As early as the summer of 1945, Murphy was willing to defy U.S. treaty obligations concerning high-ranking Nazis and Axis collaborators when he regarded it in the U.S. interest to do so. Shortly after the German collapse, for example, Tito’s government in Yugoslavia wished to try as a war criminal Miklós Horthy, who had been royal regent of Hungary and supreme commander of Hungary’s armed forces during its years of alliance with Nazi Germany. H
orthy also shared personal responsibility for establishing Hungary’s anti-Semitic race laws and other persecutory measures.
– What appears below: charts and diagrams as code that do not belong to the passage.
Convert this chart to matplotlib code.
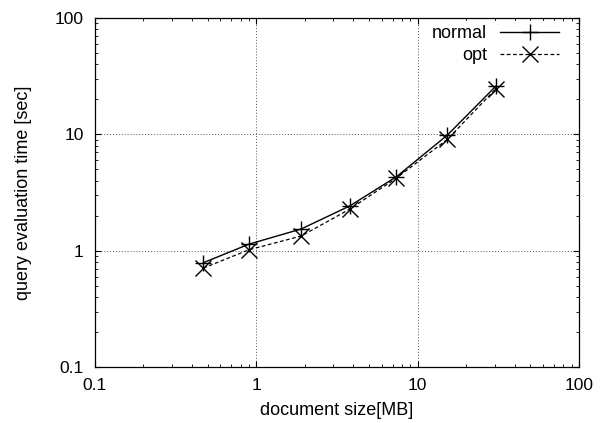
import numpy as np
import matplotlib.pyplot as plt
from matplotlib import ticker

plt.rcParams['font.family'] = ['Liberation Sans', 'DejaVu Sans']

# document sizes [MB] and query evaluation times [sec]
sizes = [0.47, 0.9, 1.9, 3.8, 7.4, 15.3, 30.5]
normal_times = [0.79, 1.14, 1.54, 2.43, 4.33, 9.86, 25.9]
opt_times = [0.71, 1.02, 1.34, 2.28, 4.22, 9.06, 24.6]

fig = plt.figure(figsize=(6.0, 4.23), dpi=100)
ax = fig.add_axes([0.158, 0.1317, 0.807, 0.826])

ax.plot(sizes, normal_times, color='black', lw=1.0, ls='-',
        marker='+', ms=12, mew=1.0, label='normal')
ax.plot(sizes, opt_times, color='black', lw=0.9, ls=(0, (3, 2)),
        marker='x', ms=11, mew=1.0, label='opt')

ax.set_xscale('log')
ax.set_yscale('log')
ax.set_xlim(0.1, 100)
ax.set_ylim(0.1, 100)

fmt = ticker.FuncFormatter(lambda v, p: '%g' % v)
ax.xaxis.set_major_formatter(fmt)
ax.yaxis.set_major_formatter(fmt)
ax.xaxis.set_minor_formatter(ticker.NullFormatter())
ax.yaxis.set_minor_formatter(ticker.NullFormatter())

ax.tick_params(which='both', direction='in', top=True, right=True,
               labelsize=12.5, colors='black')
ax.tick_params(which='major', length=4, width=0.8, pad=8)
ax.tick_params(which='minor', length=2.2, width=0.6)

ax.grid(True, which='major', ls=(0, (1, 2)), color='#555555', lw=0.7)
for s in ax.spines.values():
    s.set_linewidth(0.9)

ax.set_xlabel('document size[MB]', fontsize=13, labelpad=6)
ax.set_ylabel('query evaluation time [sec]', fontsize=13, labelpad=16)

leg = ax.legend(loc='upper right', bbox_to_anchor=(0.967, 0.99),
                markerfirst=False, frameon=True, fontsize=13,
                handlelength=3.3, borderaxespad=0, borderpad=0.2,
                labelspacing=0.3, handletextpad=0.7)
leg.get_frame().set_edgecolor('none')
leg.get_frame().set_facecolor('white')
leg.get_frame().set_alpha(1.0)

fig.savefig('out.png', dpi=100)
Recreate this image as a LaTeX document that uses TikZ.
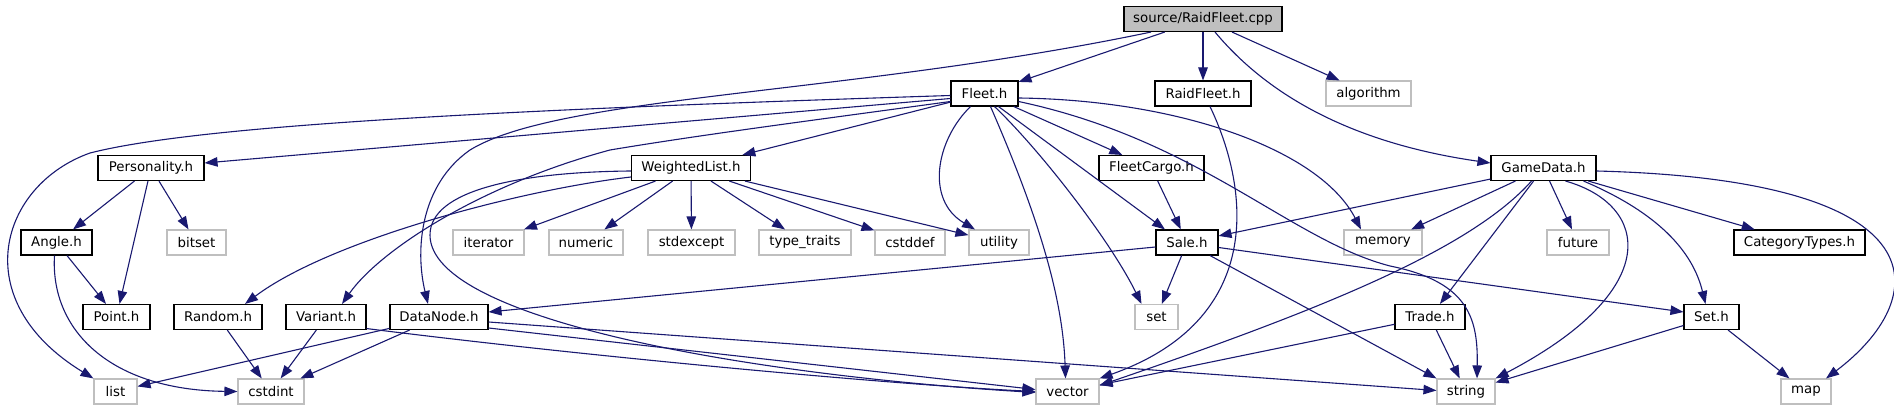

The Yugoslavs had suffered invasions and massacres at Hungary’s hands during Horthy’s regime, and they felt justified in bringing formal charges against him to the UNWCC.41 According to their agreements with the U.S., they seemed to have legal authority to prosecute him in Yugoslav courts.42
The postwar (pre-Communist) Czech government of Jan Masaryk agreed. The “Czech cabinet on September 25 [1945] declared ex-Regent Horthy a war criminal.… [President] Masaryk took a serious view of Horthy’s activities, characterizing them as aggression and invasion of Czech lands, persecution of Jews, responsibility for cruelties, ill treatment and executions of Czech citizens, destruction of property and forcing Czech citizens into the Hungarian Army,” according to a U.S. diplomatic report.43 The Czechs also brought charges against Horthy.
But Horthy, as will be seen, was not a typical war criminal.
* The fact is that much of the intelligence Dulles provided to OSS headquarters was poor, as were his evaluations of German bankers. True, Allen Dulles and the Bern station provided more than their fair share of intelligence scoops during the war, including the famous KAPPA documents that Fritz Kolbe smuggled out of the German Foreign Ministry. But in January 1944, Washington cabled to Dulles that “We think it is essential that you be informed at once that almost the entire material [you] supplied disagrees with reports we have received originating with other sources, and parts of it were months old.… [There has been] degeneration of your information which is now given a lower rating than any other source. This seems to indicate a need for using the greatest care in checking all your sources.…” Or again: “The Bern estimate [of German military forces] is most inaccurate and misleading. It contains grievous errors regarding locations and also includes reports on non-existent divisions.… Only 30 of the divisions reported located in the west are correctly identified […] The remaining divisions are either incorrectly located or do not exist. In more than 50 instances, the classification of divisions by type is wrong …” Dulles’s intelligence on the German war in the East was even worse, an internal OSS evaluation found. Even the war diaries of the OSS, which tend to highlight every aspect of the organization’s achievements, found that much of the military intelligence the Bern station provided was “outdated” and of “minor interest.”